Au Luxembourg, elle allait faire profiter la scène locale de l’art contemporain de son réseau et de son approche transdisciplinaire. Cette scène était alors encore embryonnaire, avec Enrico Lunghi à la direction artistique du Casino Luxembourg (qui venait d’organiser la deuxième édition de la biennale itinérante Manifesta en 1998) et les galeries Erna Hécey et Beaumont au centre-ville ainsi que, dans le quartier gare, l’agence Stéphane Ackermann à deux pas de la galerie Alimentation générale (devenant plus tard Nosbaum-Reding au Fëschmaart). La jeunesse avait soif de rencontres avec des artistes internationaux, de découvertes artistiques et de questionnements intellectuels. Le Mudam (avec ou sans bâtiment) était alors tout cela : une promesse tenue de connexion aux grandes questions esthétiques et politiques de son temps, un endroit de rencontres ouvert et vivifiant. Toutes les disciplines s’y croisaient : le design (avec e.a. le Marché des créateurs ou le design graphique), les métiers d’art, la musique (avec le projet Audiolab) et le spectacle vivant.

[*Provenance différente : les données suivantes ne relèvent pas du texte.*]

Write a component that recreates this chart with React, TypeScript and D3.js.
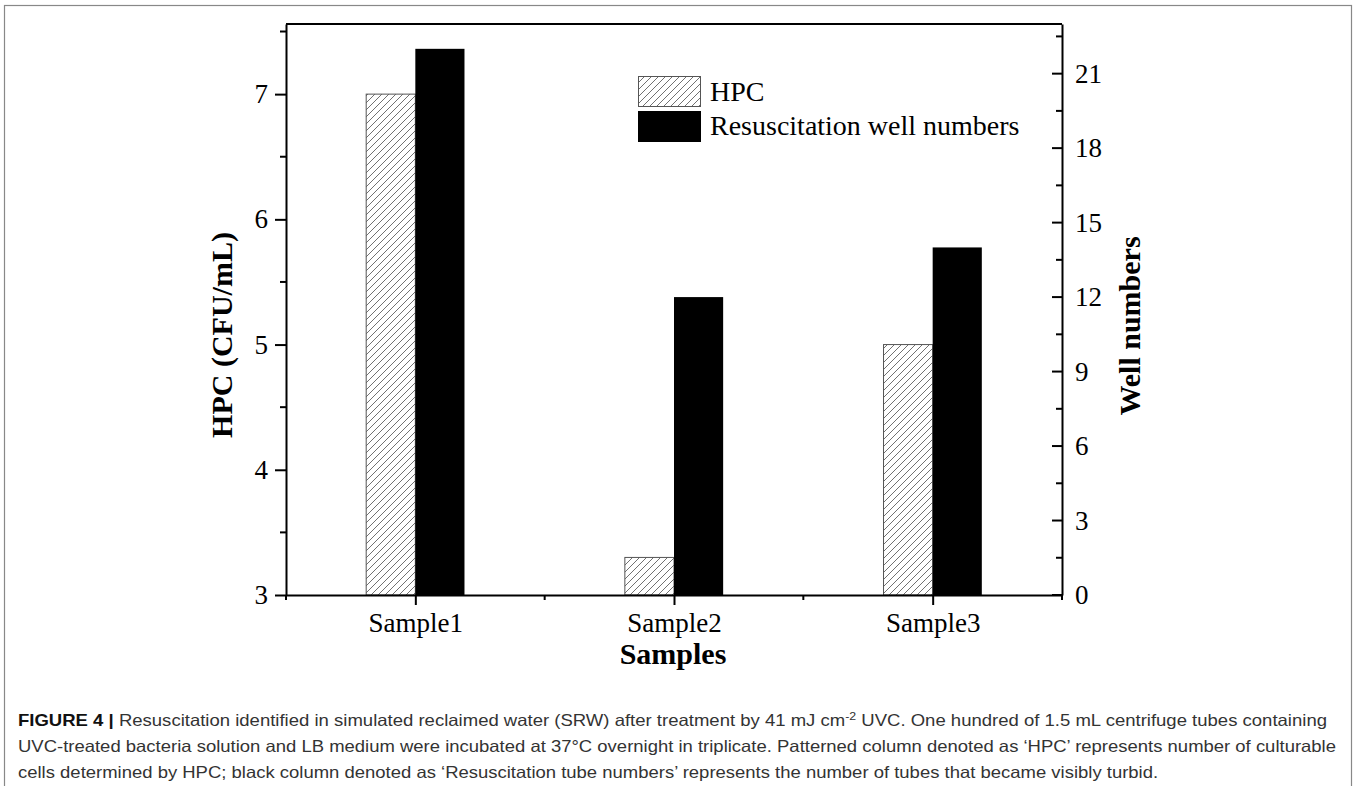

Le Lion d’or de la Biennale de Venise de 2003 que Marie-Claude Beaud ramena au Luxembourg, avec le pavillon [ε:r] conditionné de l’artiste Su-Mei Tse, constitua alors une reconnaissance à plusieurs niveaux : pour l’artiste, pour la commissaire et son engagement, mais aussi pour le pays encore peu connu sur le plan de l’art international.
Or, Marie-Claude Beaud abhorrait les dîners en ville et fuyait la bourgeoisie et ses ragots, préférant s’entourer d’artistes et d’intellectuel/les. La bourgeoisie (largement représentée dans le conseil d’administration de l’époque) le lui rendit en refusant la prolongation de son contrat en 2008, deux ans après qu’elle ait non seulement placé le Luxembourg sur la carte de l’art européen, mais également remporté succès critique et populaire avec l’ouverture du musée en 2006. L’installation Pay Dirt de Joe Scanlan dans l’exposition inaugurale Eldorado – un amas de terreau installé dans une des galeries du premier étage – fit tellement jaser que personne ne put se permettre de rater cette provocation.
MCB continua donc sa voie ailleurs, à Monaco, où elle reprit deux maisons pour en faire le Nouveau Musée National de Monaco de 2009 à 2021, avec toujours la même exigence de qualité et d’avant-garde dans la collection comme dans la politique d’exposition. Elle continua aussi à s’intéresser au Luxembourg et à ses artistes, beaucoup d’amitiés et de soutiens perduraient, et elle fut membre du jury du premier Lëtzebuerger Konschtpräis en 2022 (lauréate : Berthe Lutgen). Marie-Claude Beaud est décédée le 29 décembre 2024 à l’âge de 78 ans à Toulon, où elle vivait sa retraite. Sur les réseaux, les hommages affluent, saluant qui son ouverture d’esprit, qui son audace, son esprit critique, son courage, son exigence ou …son humour redoutable.